BEGIN DATA TO USE

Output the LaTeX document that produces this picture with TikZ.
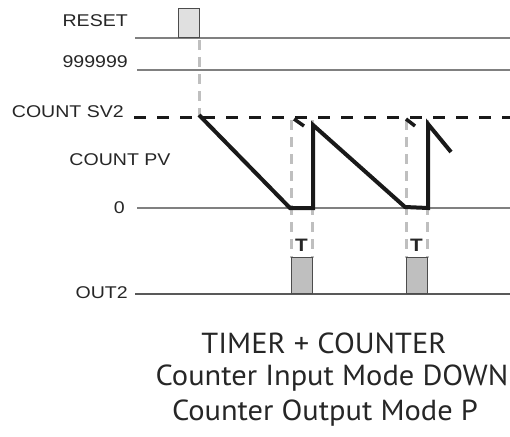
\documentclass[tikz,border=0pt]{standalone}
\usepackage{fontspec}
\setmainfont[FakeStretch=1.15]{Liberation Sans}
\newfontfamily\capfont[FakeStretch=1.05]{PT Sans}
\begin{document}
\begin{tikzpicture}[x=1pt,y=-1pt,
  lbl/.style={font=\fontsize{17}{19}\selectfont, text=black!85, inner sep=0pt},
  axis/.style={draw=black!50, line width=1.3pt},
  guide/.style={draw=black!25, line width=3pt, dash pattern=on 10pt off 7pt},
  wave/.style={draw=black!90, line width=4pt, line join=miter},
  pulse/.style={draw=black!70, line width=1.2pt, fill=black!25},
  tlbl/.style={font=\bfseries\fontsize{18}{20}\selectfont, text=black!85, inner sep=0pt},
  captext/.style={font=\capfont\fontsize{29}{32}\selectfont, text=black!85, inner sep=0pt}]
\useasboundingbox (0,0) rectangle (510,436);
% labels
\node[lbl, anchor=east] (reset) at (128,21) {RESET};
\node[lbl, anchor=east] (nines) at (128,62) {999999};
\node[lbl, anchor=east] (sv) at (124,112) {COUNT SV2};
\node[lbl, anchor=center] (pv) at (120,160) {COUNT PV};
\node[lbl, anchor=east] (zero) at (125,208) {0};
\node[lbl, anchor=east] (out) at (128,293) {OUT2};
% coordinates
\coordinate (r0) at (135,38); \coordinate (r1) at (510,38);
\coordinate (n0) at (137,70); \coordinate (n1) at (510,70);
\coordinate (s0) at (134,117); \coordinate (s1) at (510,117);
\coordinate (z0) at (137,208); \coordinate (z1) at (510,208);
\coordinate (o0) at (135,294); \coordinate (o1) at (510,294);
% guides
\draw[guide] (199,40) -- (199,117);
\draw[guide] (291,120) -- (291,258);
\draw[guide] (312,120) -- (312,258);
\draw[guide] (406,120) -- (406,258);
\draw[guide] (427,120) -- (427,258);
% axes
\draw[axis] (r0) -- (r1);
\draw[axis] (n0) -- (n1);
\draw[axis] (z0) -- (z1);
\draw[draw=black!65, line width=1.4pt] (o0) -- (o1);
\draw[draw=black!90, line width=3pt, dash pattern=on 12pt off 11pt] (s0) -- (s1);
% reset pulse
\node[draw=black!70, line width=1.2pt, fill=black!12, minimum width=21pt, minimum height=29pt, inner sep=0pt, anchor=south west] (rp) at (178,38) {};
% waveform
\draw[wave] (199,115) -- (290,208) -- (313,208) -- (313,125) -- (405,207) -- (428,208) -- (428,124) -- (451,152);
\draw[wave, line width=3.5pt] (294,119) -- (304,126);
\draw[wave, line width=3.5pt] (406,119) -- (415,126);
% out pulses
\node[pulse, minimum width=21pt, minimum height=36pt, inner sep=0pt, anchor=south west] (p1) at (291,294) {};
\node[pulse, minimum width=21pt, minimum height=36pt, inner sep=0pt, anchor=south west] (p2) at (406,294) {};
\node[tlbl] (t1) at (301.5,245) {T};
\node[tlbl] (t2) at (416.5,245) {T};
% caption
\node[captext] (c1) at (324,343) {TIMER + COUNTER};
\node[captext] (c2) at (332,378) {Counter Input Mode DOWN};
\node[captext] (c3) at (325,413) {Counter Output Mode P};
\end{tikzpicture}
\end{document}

END DATA TO USE
BEGIN DATA TO USE

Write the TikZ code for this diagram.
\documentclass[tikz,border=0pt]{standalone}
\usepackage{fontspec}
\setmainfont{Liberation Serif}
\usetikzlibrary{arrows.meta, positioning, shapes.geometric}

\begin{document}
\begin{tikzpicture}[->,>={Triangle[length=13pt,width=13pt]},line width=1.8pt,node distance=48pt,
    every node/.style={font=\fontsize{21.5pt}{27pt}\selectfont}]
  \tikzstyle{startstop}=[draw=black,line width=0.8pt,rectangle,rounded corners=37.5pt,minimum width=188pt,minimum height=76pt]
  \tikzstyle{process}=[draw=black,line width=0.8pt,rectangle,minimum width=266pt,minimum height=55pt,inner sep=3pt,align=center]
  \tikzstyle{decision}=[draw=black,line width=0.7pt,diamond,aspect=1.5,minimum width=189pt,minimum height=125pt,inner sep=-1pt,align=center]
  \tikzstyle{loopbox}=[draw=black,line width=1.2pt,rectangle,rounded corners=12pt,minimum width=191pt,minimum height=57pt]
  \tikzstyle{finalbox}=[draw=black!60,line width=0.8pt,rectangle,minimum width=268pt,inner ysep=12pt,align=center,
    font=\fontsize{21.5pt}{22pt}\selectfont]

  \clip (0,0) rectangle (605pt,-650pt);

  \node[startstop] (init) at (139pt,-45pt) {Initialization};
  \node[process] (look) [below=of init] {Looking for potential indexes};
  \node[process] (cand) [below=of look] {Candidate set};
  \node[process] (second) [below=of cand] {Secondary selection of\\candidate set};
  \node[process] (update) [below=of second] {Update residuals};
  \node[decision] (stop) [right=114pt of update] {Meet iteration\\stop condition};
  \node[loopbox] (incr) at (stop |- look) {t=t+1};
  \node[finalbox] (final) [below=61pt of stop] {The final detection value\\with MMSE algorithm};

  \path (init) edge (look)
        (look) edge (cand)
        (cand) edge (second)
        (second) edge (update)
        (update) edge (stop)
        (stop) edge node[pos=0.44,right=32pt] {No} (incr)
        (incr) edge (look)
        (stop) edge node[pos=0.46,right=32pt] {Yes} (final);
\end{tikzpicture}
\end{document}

END DATA TO USE

* **WORK INSTRUCTIONS**
Find each line holding "Output". Copy it out.

* **WRITTEN REPLY**
Output the LaTeX document that produces this picture with TikZ.
\node[captext] (c3) at (325,413) {Counter Output Mode P};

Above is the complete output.